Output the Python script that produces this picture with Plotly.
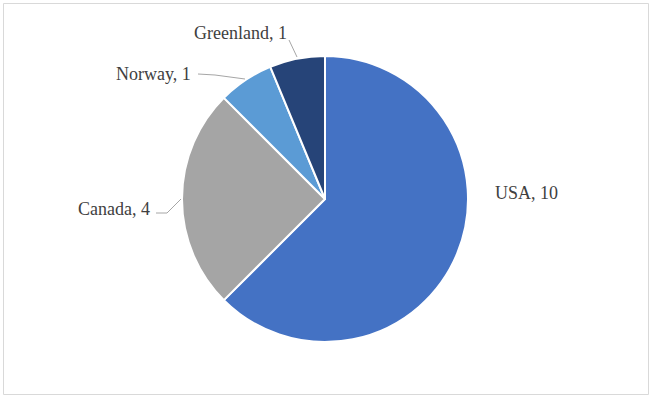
import plotly.graph_objects as go

countries = ["USA", "Canada", "Norway", "Greenland"]
counts = [10, 4, 1, 1]
colors = ["#4472C4", "#A5A5A5", "#5B9BD5", "#264478"]

W, H = 652, 402
cx, cy, r = 325, 199, 143

def px(x):
    return x / W

def py(y):
    return 1 - y / H

fig = go.Figure(go.Pie(
    labels=countries, values=counts, sort=False, direction="clockwise",
    rotation=0, textinfo="none", hoverinfo="label+value",
    marker=dict(colors=colors, line=dict(color="white", width=2)),
    domain=dict(x=[px(cx - r), px(cx + r)], y=[py(cy + r), py(cy - r)]),
    showlegend=False,
))

font = dict(family="Liberation Serif", size=18, color="#404040")
label_pos = {
    "USA": (493, 193, "left"),
    "Canada": (152, 209, "right"),
    "Norway": (193, 74, "right"),
    "Greenland": (240, 33, "center"),
}
anns = []
for name, val in zip(countries, counts):
    x, y, al = label_pos[name]
    anns.append(dict(x=px(x), y=py(y), xref="paper", yref="paper",
                     text=f"{name}, {val}", showarrow=False, font=font,
                     xanchor=al, yanchor="middle"))

line = dict(color="#A6A6A6", width=1)
shapes = [
    dict(type="rect", xref="paper", yref="paper", x0=px(3.5), x1=px(648.5),
         y0=py(394.5), y1=py(3.5), line=dict(color="#D9D9D9", width=1)),
    dict(type="path", xref="paper", yref="paper",
         path=f"M {px(156)} {py(213)} L {px(167)} {py(213)} L {px(181)} {py(199)}", line=line),
    dict(type="path", xref="paper", yref="paper",
         path=f"M {px(198)} {py(74)} L {px(215)} {py(75)} L {px(245)} {py(79)}", line=line),
    dict(type="path", xref="paper", yref="paper",
         path=f"M {px(289)} {py(40)} L {px(297)} {py(57)}", line=line),
]

fig.update_layout(width=W, height=H, margin=dict(l=0, r=0, t=0, b=0),
                  paper_bgcolor="white", plot_bgcolor="white",
                  annotations=anns, shapes=shapes)
fig.write_html("out.html")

──────────────────────────────

Write out each line of the listing above, exactly, from its first line to the line holding "return x / W", inclusive. Skip the pictures.

FINISHED TASK
Output the Python script that produces this picture with Plotly.
import plotly.graph_objects as go

countries = ["USA", "Canada", "Norway", "Greenland"]
counts = [10, 4, 1, 1]
colors = ["#4472C4", "#A5A5A5", "#5B9BD5", "#264478"]

W, H = 652, 402
cx, cy, r = 325, 199, 143

def px(x):
    return x / W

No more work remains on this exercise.